— begin —
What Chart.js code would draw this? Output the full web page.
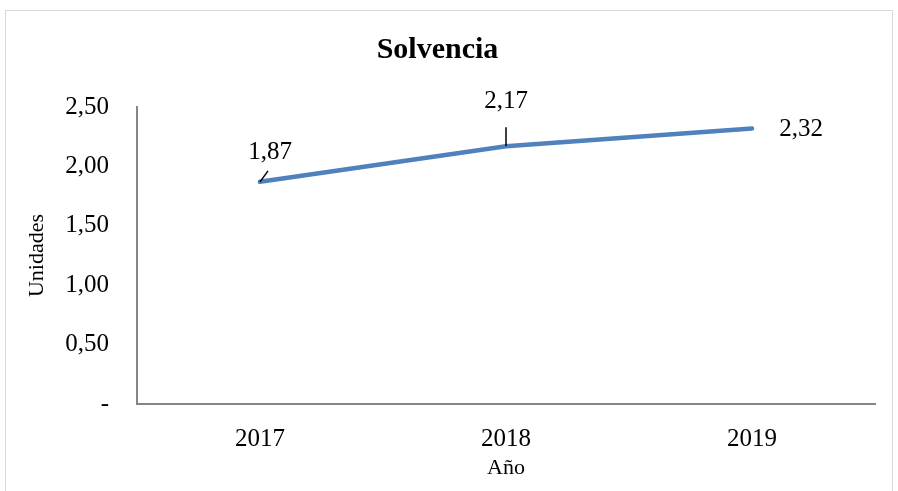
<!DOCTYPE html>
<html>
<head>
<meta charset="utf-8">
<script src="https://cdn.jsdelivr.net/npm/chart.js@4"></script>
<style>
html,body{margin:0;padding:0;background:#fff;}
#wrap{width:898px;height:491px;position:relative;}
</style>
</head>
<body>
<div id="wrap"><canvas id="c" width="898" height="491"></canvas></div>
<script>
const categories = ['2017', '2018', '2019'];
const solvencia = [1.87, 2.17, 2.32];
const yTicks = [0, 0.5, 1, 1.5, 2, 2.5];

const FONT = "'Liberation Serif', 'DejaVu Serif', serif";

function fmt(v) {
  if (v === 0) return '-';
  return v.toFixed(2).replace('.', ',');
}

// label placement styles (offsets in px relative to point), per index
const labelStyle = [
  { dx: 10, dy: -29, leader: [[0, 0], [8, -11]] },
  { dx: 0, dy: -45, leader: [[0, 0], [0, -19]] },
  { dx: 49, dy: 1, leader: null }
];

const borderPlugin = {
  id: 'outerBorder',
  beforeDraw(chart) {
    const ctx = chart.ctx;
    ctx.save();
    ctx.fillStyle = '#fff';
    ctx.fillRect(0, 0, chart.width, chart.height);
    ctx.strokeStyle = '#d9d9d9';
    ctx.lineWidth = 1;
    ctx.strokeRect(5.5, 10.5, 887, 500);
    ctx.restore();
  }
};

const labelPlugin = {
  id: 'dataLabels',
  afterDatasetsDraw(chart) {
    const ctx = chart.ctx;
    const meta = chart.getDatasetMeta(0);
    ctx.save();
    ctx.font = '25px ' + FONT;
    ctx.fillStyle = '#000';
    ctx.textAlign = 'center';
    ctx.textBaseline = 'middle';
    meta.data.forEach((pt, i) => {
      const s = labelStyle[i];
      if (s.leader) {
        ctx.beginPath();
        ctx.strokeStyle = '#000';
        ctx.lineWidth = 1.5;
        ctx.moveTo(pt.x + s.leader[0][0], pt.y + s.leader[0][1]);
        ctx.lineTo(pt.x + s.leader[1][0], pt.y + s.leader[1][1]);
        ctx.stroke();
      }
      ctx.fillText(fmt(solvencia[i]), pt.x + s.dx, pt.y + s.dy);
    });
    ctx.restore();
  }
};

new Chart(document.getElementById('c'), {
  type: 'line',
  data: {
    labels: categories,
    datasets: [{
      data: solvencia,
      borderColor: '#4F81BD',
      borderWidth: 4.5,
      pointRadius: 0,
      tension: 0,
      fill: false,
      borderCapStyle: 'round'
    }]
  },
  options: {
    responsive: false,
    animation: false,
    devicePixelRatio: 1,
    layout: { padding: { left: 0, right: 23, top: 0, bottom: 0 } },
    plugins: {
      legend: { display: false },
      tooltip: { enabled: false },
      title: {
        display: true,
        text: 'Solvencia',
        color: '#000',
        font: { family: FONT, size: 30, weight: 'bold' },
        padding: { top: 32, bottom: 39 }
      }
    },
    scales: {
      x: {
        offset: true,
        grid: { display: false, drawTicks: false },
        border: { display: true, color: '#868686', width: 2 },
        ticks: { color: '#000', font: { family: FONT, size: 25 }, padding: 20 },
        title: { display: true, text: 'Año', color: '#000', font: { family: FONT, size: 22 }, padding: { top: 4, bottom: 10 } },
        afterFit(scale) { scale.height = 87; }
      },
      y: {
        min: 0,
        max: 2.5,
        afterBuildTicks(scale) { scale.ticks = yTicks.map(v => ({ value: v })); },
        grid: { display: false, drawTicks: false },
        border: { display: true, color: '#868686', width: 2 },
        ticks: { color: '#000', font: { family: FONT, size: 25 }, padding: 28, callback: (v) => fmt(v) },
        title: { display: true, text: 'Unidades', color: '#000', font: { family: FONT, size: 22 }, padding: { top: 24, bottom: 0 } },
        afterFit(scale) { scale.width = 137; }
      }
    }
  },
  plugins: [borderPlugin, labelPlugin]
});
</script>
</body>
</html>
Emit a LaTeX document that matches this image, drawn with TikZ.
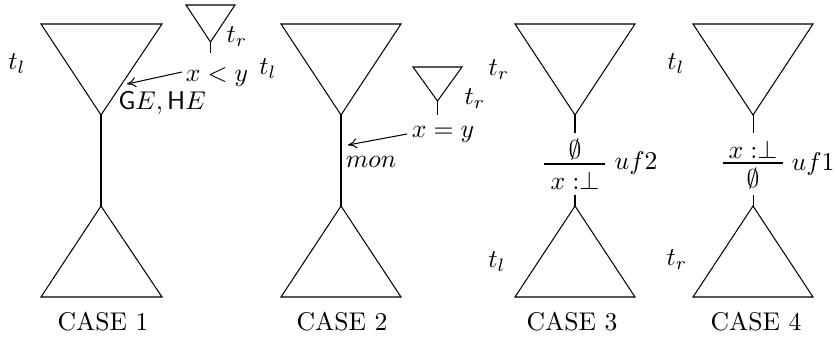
— end —
Reproduce the data above in full, exactly as it is, with the pictures left out.

What Chart.js code would draw this? Output the full web page.
<!DOCTYPE html>
<html>
<head>
<meta charset="utf-8">
<script src="https://cdn.jsdelivr.net/npm/chart.js@4"></script>
<style>
html,body{margin:0;padding:0;background:#fff;}
#wrap{width:898px;height:491px;position:relative;}
</style>
</head>
<body>
<div id="wrap"><canvas id="c" width="898" height="491"></canvas></div>
<script>
const categories = ['2017', '2018', '2019'];
const solvencia = [1.87, 2.17, 2.32];
const yTicks = [0, 0.5, 1, 1.5, 2, 2.5];

const FONT = "'Liberation Serif', 'DejaVu Serif', serif";

function fmt(v) {
  if (v === 0) return '-';
  return v.toFixed(2).replace('.', ',');
}

// label placement styles (offsets in px relative to point), per index
const labelStyle = [
  { dx: 10, dy: -29, leader: [[0, 0], [8, -11]] },
  { dx: 0, dy: -45, leader: [[0, 0], [0, -19]] },
  { dx: 49, dy: 1, leader: null }
];

const borderPlugin = {
  id: 'outerBorder',
  beforeDraw(chart) {
    const ctx = chart.ctx;
    ctx.save();
    ctx.fillStyle = '#fff';
    ctx.fillRect(0, 0, chart.width, chart.height);
    ctx.strokeStyle = '#d9d9d9';
    ctx.lineWidth = 1;
    ctx.strokeRect(5.5, 10.5, 887, 500);
    ctx.restore();
  }
};

const labelPlugin = {
  id: 'dataLabels',
  afterDatasetsDraw(chart) {
    const ctx = chart.ctx;
    const meta = chart.getDatasetMeta(0);
    ctx.save();
    ctx.font = '25px ' + FONT;
    ctx.fillStyle = '#000';
    ctx.textAlign = 'center';
    ctx.textBaseline = 'middle';
    meta.data.forEach((pt, i) => {
      const s = labelStyle[i];
      if (s.leader) {
        ctx.beginPath();
        ctx.strokeStyle = '#000';
        ctx.lineWidth = 1.5;
        ctx.moveTo(pt.x + s.leader[0][0], pt.y + s.leader[0][1]);
        ctx.lineTo(pt.x + s.leader[1][0], pt.y + s.leader[1][1]);
        ctx.stroke();
      }
      ctx.fillText(fmt(solvencia[i]), pt.x + s.dx, pt.y + s.dy);
    });
    ctx.restore();
  }
};

new Chart(document.getElementById('c'), {
  type: 'line',
  data: {
    labels: categories,
    datasets: [{
      data: solvencia,
      borderColor: '#4F81BD',
      borderWidth: 4.5,
      pointRadius: 0,
      tension: 0,
      fill: false,
      borderCapStyle: 'round'
    }]
  },
  options: {
    responsive: false,
    animation: false,
    devicePixelRatio: 1,
    layout: { padding: { left: 0, right: 23, top: 0, bottom: 0 } },
    plugins: {
      legend: { display: false },
      tooltip: { enabled: false },
      title: {
        display: true,
        text: 'Solvencia',
        color: '#000',
        font: { family: FONT, size: 30, weight: 'bold' },
        padding: { top: 32, bottom: 39 }
      }
    },
    scales: {
      x: {
        offset: true,
        grid: { display: false, drawTicks: false },
        border: { display: true, color: '#868686', width: 2 },
        ticks: { color: '#000', font: { family: FONT, size: 25 }, padding: 20 },
        title: { display: true, text: 'Año', color: '#000', font: { family: FONT, size: 22 }, padding: { top: 4, bottom: 10 } },
        afterFit(scale) { scale.height = 87; }
      },
      y: {
        min: 0,
        max: 2.5,
        afterBuildTicks(scale) { scale.ticks = yTicks.map(v => ({ value: v })); },
        grid: { display: false, drawTicks: false },
        border: { display: true, color: '#868686', width: 2 },
        ticks: { color: '#000', font: { family: FONT, size: 25 }, padding: 28, callback: (v) => fmt(v) },
        title: { display: true, text: 'Unidades', color: '#000', font: { family: FONT, size: 22 }, padding: { top: 24, bottom: 0 } },
        afterFit(scale) { scale.width = 137; }
      }
    }
  },
  plugins: [borderPlugin, labelPlugin]
});
</script>
</body>
</html>
Emit a LaTeX document that matches this image, drawn with TikZ.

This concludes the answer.